This Day in Death

7.28.14: NPR Journalist Margot Adler – DEAD!

Filed under: Dead —James @ 1:46 am July 30, 2014

MARGOT_ADLERPfft! Speak for yourself, sign; I always pictured myself as more of a werewolf fan, mainly because all that body hair would really go a long way towards covering up a pretty unmanageable outbreak of chest acne. Plus, I bet nobody gives werewolves shit about eating pigeon meat.

 

Being a journalist is hard, not least of all because nobody takes my fedora with an index card labeled “PRESS” on it seriously. It’s an endless cycle of gathering information and writing it down and then changing it all because it turns out you made most of it up and your boss isn’t cool with that for whatever reason. It’s why I like doing this blog all by myself; Sometimes you just know a story’s true, and no cartoonish caricature of what I assume an editor looks like can shake that faith. Although I will admit that, after 300-plus posts, there may have been, like, maybe two or three pieces of information I possibly reported without vigorously fact-checking. Sorry about that. However, when I stated that getting a crown put on your tooth legally makes that tooth the king of your mouth… well, I’ll stand by that one til the day I die.

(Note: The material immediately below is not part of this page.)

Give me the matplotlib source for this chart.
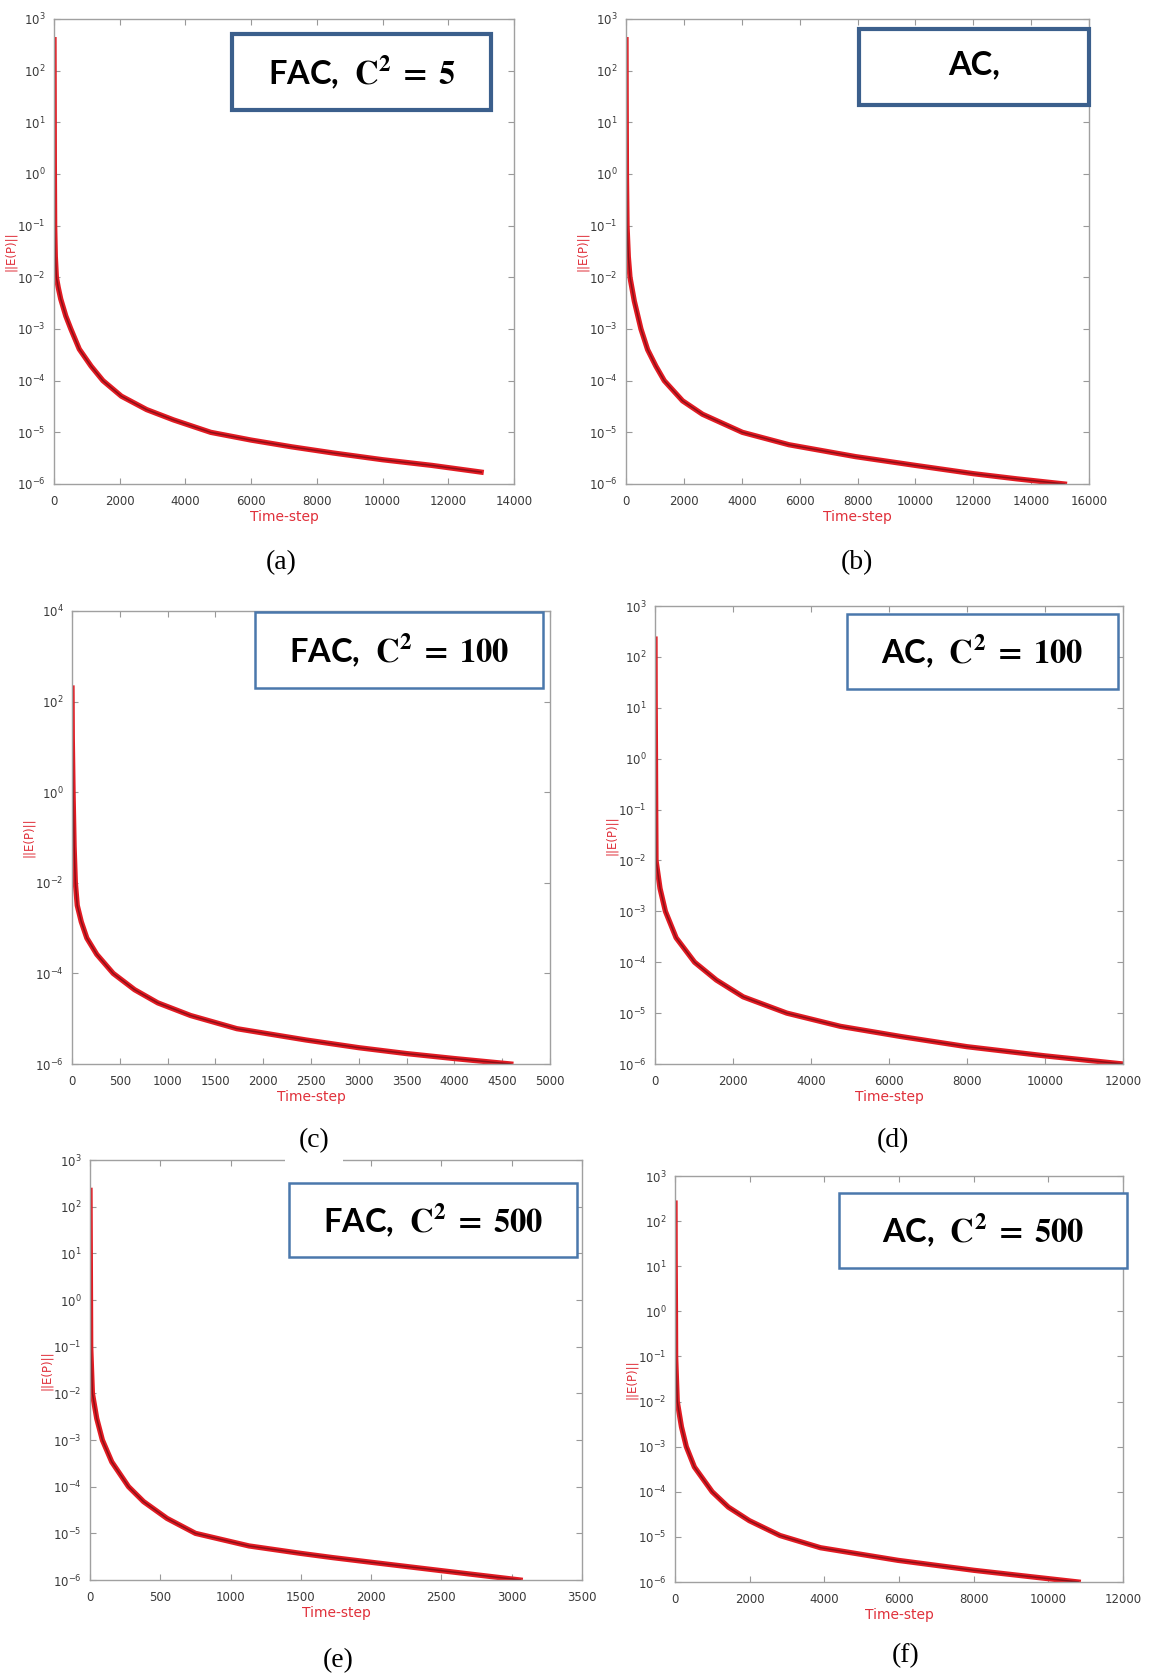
"""Six convergence panels: ||E(P)|| against time-step, FAC vs AC at three C^2 values."""
import matplotlib.pyplot as plt
import numpy as np
from matplotlib.patches import Rectangle
from matplotlib.ticker import LogLocator

plt.rcParams['mathtext.fontset'] = 'stix'

W, H = 1152, 1680

# readings from the picture: time-step and log10 ||E(P)||
t_a = [0, 5, 10, 20, 40, 72, 130, 205, 360, 513, 770, 1130, 1490, 2050, 2820, 3640, 4770, 6000, 7230, 8500, 10000, 11500, 13000]
logy_a = [2.6, 1.5, 0.2, -1.0, -1.6, -2.0, -2.2, -2.42, -2.75, -3.0, -3.39, -3.72, -4.0, -4.3, -4.56, -4.76, -5.0, -5.15, -5.28, -5.4, -5.53, -5.64, -5.77]

t_b = [0, 5, 15, 35, 80, 138, 287, 517, 747, 1034, 1322, 1954, 2644, 4023, 5632, 7931, 10000, 12000, 13500, 15150]
logy_b = [2.6, 1.5, 0.0, -1.0, -1.6, -2.0, -2.46, -3.0, -3.4, -3.72, -4.0, -4.39, -4.65, -5.0, -5.24, -5.47, -5.64, -5.8, -5.9, -6.0]

t_c = [0, 3, 11, 22, 35, 55, 97, 155, 259, 431, 655, 897, 1241, 1724, 2448, 3000, 3500, 4000, 4590]
logy_c = [2.3, 1.2, 0.0, -1.2, -2.0, -2.5, -2.86, -3.22, -3.58, -4.0, -4.36, -4.65, -4.93, -5.22, -5.47, -5.64, -5.77, -5.88, -6.0]

t_d = [0, 4, 12, 18, 26, 129, 267, 542, 1015, 1574, 2261, 3379, 4755, 6303, 8000, 10000, 12000]
logy_d = [2.35, 1.2, 0.0, -1.0, -2.0, -2.55, -3.0, -3.52, -4.0, -4.35, -4.68, -5.0, -5.26, -5.46, -5.66, -5.84, -6.0]

t_e = [0, 2, 5, 17, 48, 88, 155, 274, 381, 548, 750, 1131, 1500, 1726, 2000, 2500, 3060]
logy_e = [2.35, 1.0, -1.0, -2.0, -2.54, -3.0, -3.47, -4.0, -4.32, -4.68, -5.0, -5.27, -5.43, -5.52, -5.62, -5.8, -6.0]

t_f = [0, 4, 12, 17, 60, 173, 303, 519, 996, 1429, 1991, 2814, 3896, 5974, 8000, 9500, 10800]
logy_f = [2.4, 1.2, 0.0, -1.0, -2.0, -2.56, -3.0, -3.45, -4.0, -4.34, -4.64, -4.97, -5.24, -5.52, -5.74, -5.88, -6.0]

panel_tags = ["(a)", "(b)", "(c)", "(d)", "(e)", "(f)"]
box_texts = [r"FAC,  $\mathbf{C^2\;=\;5}$", "AC,", r"FAC,  $\mathbf{C^2\;=\;100}$",
             r"AC,  $\mathbf{C^2\;=\;100}$", r"FAC,  $\mathbf{C^2\;=\;500}$", r"AC,  $\mathbf{C^2\;=\;500}$"]
x_max = [14000, 16000, 5000, 12000, 3500, 12000]
x_step = [2000, 2000, 500, 2000, 500, 2000]
y_top = [1e3, 1e3, 1e4, 1e3, 1e3, 1e3]

# pixel layout: axes (left, right, top, bottom), boxes, tag centres
axes_px = [(54, 514, 19, 484), (626, 1089, 19, 484), (72, 550, 611, 1064),
           (655, 1123, 606, 1064), (90, 582, 1160, 1580), (675, 1123, 1176, 1582)]
box_px = [(232, 491, 34, 110), (859, 1089, 29, 105), (255, 543, 612, 688),
          (847, 1118, 614, 689), (289, 577, 1183, 1257), (839, 1127, 1193, 1268)]
box_style = [(3.0, '#3b5f8c'), (3.0, '#3b5f8c'), (1.8, '#4a78ac'),
             (1.8, '#4a78ac'), (1.8, '#4a78ac'), (1.8, '#4a78ac')]
tag_px = [(281, 563), (857, 563), (314, 1141), (893, 1141), (338, 1661), (906, 1656)]

series = [(t_a, logy_a), (t_b, logy_b), (t_c, logy_c), (t_d, logy_d), (t_e, logy_e), (t_f, logy_f)]

fig = plt.figure(figsize=(W / 100, H / 100), dpi=100)
fig.patch.set_facecolor('white')

for i, (t, ly) in enumerate(series):
    y = 10.0 ** np.array(ly)
    l, r, tp, b = axes_px[i]
    ax = fig.add_axes([l / W, 1 - b / H, (r - l) / W, (b - tp) / H])
    ax.plot(t, y, color='#e31b23', lw=3.8, solid_joinstyle='round')
    ax.plot(t, y, color='#8c0f17', lw=1.1, solid_joinstyle='round')
    ax.set_yscale('log')
    ax.set_xlim(0, x_max[i])
    ax.set_ylim(1e-6, y_top[i])
    ax.set_xticks(range(0, x_max[i] + 1, x_step[i]))
    if i == 2:
        ax.yaxis.set_major_locator(LogLocator(base=100))
    else:
        ax.yaxis.set_major_locator(LogLocator(base=10, numticks=12))
    ax.yaxis.set_minor_locator(plt.NullLocator())
    ax.tick_params(direction='in', top=True, right=True, length=4, width=0.8,
                   color='#999999', labelsize=8.5, labelcolor='#3a3a3a')
    ax.tick_params(axis='x', pad=8)
    ax.tick_params(axis='y', pad=6)
    for s in ax.spines.values():
        s.set_color('#a0a0a0')
        s.set_linewidth(1.0)
    ax.set_xlabel("Time-step", color='#e0303a', fontsize=10, labelpad=1)
    ax.set_ylabel("||E(P)||", color='#e0303a', fontsize=8.5, labelpad=0)

    bl, br, bt, bb = box_px[i]
    lw, ec = box_style[i]
    fig.add_artist(Rectangle((bl / W, 1 - bb / H), (br - bl) / W, (bb - bt) / H,
                             transform=fig.transFigure, facecolor='white',
                             edgecolor=ec, lw=lw, zorder=4))
    ty = (bt + bb) / 2 - (2 if i == 1 else 0)
    fig.text((bl + br) / 2 / W, 1 - ty / H, box_texts[i], ha='center', va='center',
             fontsize=23.5, fontweight='bold', family='Lato', zorder=5)

    tx, tyy = tag_px[i]
    fig.text(tx / W, 1 - tyy / H, panel_tags[i], ha='center', va='center',
             fontsize=20, family='Liberation Serif', zorder=5,
             bbox=dict(facecolor='white', edgecolor='none', boxstyle='square,pad=0.5'))

fig.savefig("out.png", dpi=100)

Oh yeah! Dying! It turns out that Margot Adler, journalist for NPR since the late 70s, has done just that. Died, I mean. See, haters? I can journalist!

Margot joined the NPR staff as a general assignment reporter in 1979. She went on to cover everything from the beginnings of the AIDS epidemic to confrontations involving the Ku Klux Klan in Greensboro, N.C., to the terrorist attacks of Sept. 11, 2001.

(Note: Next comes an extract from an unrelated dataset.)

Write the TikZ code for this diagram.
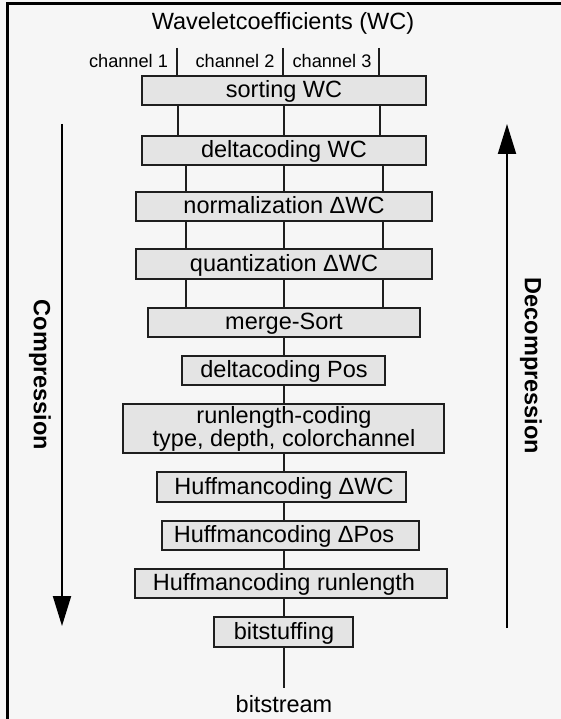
\documentclass[tikz,border=0pt]{standalone}
\usepackage{fontspec}
\setmainfont{Liberation Sans}
\usetikzlibrary{arrows.meta}
\definecolor{bg}{HTML}{F6F6F6}
\definecolor{boxfill}{HTML}{E4E4E4}
\definecolor{ink}{HTML}{1E1E1E}
\begin{document}
\begin{tikzpicture}[x=1pt,y=-1pt,
  box/.style={draw=ink, fill=boxfill, line width=1.3pt, inner sep=0pt, minimum height=29pt},
  txt/.style={font=\fontsize{23.5}{20.5}\selectfont, inner sep=0pt, anchor=base, text=black},
  small/.style={font=\fontsize{18.2}{20}\selectfont, inner sep=0pt, anchor=base, text=black},
  conn/.style={draw=ink, line width=1.3pt},
  bigarrow/.style={draw=black, line width=2pt, -{Triangle[width=18pt,length=30pt]}},
  side/.style={font=\bfseries\fontsize{23.5}{25}\selectfont, rotate=-90, inner sep=0pt, text=black}]
\fill[bg] (0,0) rectangle (561,719);
\useasboundingbox (0,0) rectangle (561,719);
\draw[line width=3pt] (7,719) -- (7,4) -- (561,4);

% title and channels
\node[txt] (title) at (283,30) {Waveletcoefficients (WC)};
\node[small] (ch1) at (128.5,68) {channel 1};
\node[small] (ch2) at (235,68) {channel 2};
\node[small] (ch3) at (332,68) {channel 3};

% boxes
\node[box, minimum width=284pt] (b1) at (284,90.5) {};
\node[box, minimum width=284pt] (b2) at (284,150.5) {};
\node[box, minimum width=296pt] (b3) at (284,206.5) {};
\node[box, minimum width=296pt, minimum height=30pt] (b4) at (284,264) {};
\node[box, minimum width=272pt] (b5) at (284,322.5) {};
\node[box, minimum width=203pt] (b6) at (283.5,370.5) {};
\node[box, minimum width=321pt, minimum height=49pt] (b7) at (283.5,428.5) {};
\node[box, minimum width=249pt, minimum height=30pt] (b8) at (281.5,487) {};
\node[box, minimum width=257pt] (b9) at (290.5,535.5) {};
\node[box, minimum width=312pt] (b10) at (291,583.5) {};
\node[box, minimum width=139pt, minimum height=30pt] (b11) at (283.5,632) {};

% box texts
\node[txt] (t1) at (284,97.5) {sorting WC};
\node[txt] (t2) at (284,157.5) {deltacoding WC};
\node[txt] (t3) at (284,213.5) {normalization ΔWC};
\node[txt] (t4) at (284,271.5) {quantization ΔWC};
\node[txt] (t5) at (284,329.5) {merge-Sort};
\node[txt] (t6) at (284,377.5) {deltacoding Pos};
\node[txt, anchor=center, align=center] (t7) at (284,428.5) {runlength-coding\\type, depth, colorchannel};
\node[txt] (t8) at (284,494.5) {Huffmancoding ΔWC};
\node[txt] (t9) at (284,542.5) {Huffmancoding ΔPos};
\node[txt] (t10) at (284,590.5) {Huffmancoding runlength};
\node[txt] (t11) at (284,639.5) {bitstuffing};
\node[txt] (bs) at (284,712) {bitstream};

% x guides
\coordinate (d1) at (177,48);
\coordinate (d2) at (283,48);
\coordinate (d3) at (379,48);
\coordinate (u1) at (178,0);
\coordinate (u2) at (284,0);
\coordinate (u3) at (380,0);
\coordinate (v1) at (186,0);
\coordinate (v2) at (284,0);
\coordinate (v3) at (383,0);
\coordinate (bsend) at (284,688);

% channel dividers
\foreach \d in {d1,d2,d3} \draw[conn] (\d) -- (b1.north -| \d);
% three-channel connectors
\foreach \u in {u1,u2,u3} \draw[conn] (b1.south -| \u) -- (b2.north -| \u);
\foreach \v in {v1,v2,v3} {
  \draw[conn] (b2.south -| \v) -- (b3.north -| \v);
  \draw[conn] (b3.south -| \v) -- (b4.north -| \v);
  \draw[conn] (b4.south -| \v) -- (b5.north -| \v);
}
% single connectors
\draw[conn] (b5.south -| u2) -- (b6.north -| u2);
\draw[conn] (b6.south -| u2) -- (b7.north -| u2);
\draw[conn] (b7.south -| u2) -- (b8.north -| u2);
\draw[conn] (b8.south -| u2) -- (b9.north -| u2);
\draw[conn] (b9.south -| u2) -- (b10.north -| u2);
\draw[conn] (b10.south -| u2) -- (b11.north -| u2);
\draw[conn] (b11.south -| u2) -- (bsend);

% side arrows
\coordinate (ca) at (62,124);
\coordinate (cb) at (62,626);
\coordinate (da) at (507,628);
\coordinate (db) at (507,124);
\draw[bigarrow] (ca) -- (cb);
\draw[bigarrow] (da) -- (db);
\node[side] (comp) at (40,375) {Compression};
\node[side] (decomp) at (531,366) {Decompression};
\end{tikzpicture}
\end{document}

I’m just gonna note here that it seems awfully suspicious that she was always around when these terrible things went down. I’m just saying. Moving on.

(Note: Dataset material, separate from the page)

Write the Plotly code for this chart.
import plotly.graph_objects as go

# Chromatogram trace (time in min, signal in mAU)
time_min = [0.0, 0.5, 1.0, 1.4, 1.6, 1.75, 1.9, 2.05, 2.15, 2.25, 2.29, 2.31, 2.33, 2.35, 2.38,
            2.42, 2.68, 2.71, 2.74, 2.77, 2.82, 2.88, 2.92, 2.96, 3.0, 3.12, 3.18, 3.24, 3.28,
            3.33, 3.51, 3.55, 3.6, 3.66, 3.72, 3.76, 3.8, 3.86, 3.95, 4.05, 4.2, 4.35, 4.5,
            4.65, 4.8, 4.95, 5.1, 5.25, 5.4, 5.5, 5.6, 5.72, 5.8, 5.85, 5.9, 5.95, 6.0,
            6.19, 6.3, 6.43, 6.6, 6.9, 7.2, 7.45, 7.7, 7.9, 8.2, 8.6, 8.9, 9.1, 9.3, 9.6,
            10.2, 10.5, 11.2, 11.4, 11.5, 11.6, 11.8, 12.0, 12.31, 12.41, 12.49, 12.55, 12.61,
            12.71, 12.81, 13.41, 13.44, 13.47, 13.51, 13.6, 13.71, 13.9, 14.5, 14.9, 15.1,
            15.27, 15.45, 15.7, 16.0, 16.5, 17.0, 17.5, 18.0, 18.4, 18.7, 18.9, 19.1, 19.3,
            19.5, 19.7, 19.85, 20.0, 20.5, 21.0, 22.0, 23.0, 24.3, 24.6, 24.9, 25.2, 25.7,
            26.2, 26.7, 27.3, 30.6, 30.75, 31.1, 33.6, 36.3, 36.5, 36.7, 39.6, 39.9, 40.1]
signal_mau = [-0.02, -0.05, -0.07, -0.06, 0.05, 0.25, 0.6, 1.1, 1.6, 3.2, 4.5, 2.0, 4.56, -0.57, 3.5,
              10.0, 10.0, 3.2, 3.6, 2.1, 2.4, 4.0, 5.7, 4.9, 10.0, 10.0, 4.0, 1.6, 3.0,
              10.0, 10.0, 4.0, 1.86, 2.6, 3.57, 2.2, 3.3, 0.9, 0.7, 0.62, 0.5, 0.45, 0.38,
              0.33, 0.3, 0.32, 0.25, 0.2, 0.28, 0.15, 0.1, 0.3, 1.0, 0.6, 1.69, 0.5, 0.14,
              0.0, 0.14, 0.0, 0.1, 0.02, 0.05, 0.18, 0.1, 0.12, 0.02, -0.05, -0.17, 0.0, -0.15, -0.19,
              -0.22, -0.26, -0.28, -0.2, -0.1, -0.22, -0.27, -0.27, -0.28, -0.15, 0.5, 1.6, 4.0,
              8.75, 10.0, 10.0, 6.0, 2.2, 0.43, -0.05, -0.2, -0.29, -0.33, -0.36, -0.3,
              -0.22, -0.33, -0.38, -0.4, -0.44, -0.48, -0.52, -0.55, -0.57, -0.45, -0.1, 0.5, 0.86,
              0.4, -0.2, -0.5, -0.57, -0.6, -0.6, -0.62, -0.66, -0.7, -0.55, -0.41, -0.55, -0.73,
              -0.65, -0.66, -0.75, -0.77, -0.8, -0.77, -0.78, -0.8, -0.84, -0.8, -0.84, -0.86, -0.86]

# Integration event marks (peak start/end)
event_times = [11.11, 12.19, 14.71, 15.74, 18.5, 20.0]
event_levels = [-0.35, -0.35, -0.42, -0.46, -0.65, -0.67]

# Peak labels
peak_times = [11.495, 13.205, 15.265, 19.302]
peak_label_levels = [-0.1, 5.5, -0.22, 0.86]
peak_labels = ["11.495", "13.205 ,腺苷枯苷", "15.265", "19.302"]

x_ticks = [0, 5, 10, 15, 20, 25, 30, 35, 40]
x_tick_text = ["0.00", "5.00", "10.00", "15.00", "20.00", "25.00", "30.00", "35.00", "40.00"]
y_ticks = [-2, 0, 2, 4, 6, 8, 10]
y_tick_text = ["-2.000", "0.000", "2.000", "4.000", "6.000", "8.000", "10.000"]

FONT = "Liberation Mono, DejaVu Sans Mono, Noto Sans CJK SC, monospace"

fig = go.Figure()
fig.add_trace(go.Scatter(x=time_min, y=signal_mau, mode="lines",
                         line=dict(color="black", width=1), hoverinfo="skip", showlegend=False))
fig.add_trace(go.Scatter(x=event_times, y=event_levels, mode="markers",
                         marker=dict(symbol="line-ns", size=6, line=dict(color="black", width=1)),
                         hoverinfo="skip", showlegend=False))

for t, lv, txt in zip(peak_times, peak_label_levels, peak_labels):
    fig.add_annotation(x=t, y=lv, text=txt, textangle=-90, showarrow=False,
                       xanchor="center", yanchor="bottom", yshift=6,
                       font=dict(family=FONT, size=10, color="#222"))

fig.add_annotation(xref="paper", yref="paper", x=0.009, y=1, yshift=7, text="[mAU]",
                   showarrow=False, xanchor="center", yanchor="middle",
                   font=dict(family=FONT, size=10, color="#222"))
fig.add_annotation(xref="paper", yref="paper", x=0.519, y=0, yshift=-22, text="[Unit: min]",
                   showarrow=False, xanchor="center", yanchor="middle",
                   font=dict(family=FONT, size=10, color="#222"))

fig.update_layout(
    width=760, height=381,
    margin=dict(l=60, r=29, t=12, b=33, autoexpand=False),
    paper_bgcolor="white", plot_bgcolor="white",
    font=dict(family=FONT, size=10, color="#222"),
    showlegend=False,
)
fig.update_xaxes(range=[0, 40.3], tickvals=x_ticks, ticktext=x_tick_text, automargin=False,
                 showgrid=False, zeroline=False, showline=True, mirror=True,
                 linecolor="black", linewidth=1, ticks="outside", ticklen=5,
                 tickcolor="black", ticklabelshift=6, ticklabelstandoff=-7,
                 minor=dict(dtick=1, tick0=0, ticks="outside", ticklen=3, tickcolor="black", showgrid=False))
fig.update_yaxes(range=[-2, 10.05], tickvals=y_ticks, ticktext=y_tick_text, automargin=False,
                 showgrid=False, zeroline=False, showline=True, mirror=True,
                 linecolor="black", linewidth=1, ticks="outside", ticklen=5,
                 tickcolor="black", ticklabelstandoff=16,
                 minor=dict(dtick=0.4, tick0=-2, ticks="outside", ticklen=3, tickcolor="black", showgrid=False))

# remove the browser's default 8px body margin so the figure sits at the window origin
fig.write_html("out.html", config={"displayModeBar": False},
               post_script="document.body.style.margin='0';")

Margot had a long-standing interest in the occult. “Margot was not only a brilliant reporter, she was also a Wiccan priestess and a leader in the Pagan community,” Low Smith notes. “That was deeply important to her, and she wrote a seminal book about that world: Drawing Down the Moon. She also wrote a memoir called Heretic’s Heart.”

It may seem startling that someone in an industry as traditional as broadcasting would be so deeply invested in the counterculture, but keep in mind that Edward R. Murrow used to be the High Priest of the Church of Satan (alright, fine: that’s four things I haven’t looked up). I’ve also heard rumors that Sam Donaldson’s face is made of Silly Putty, but that’s not really relevant so I’m going to go back and edit that part out later if I don’t forget.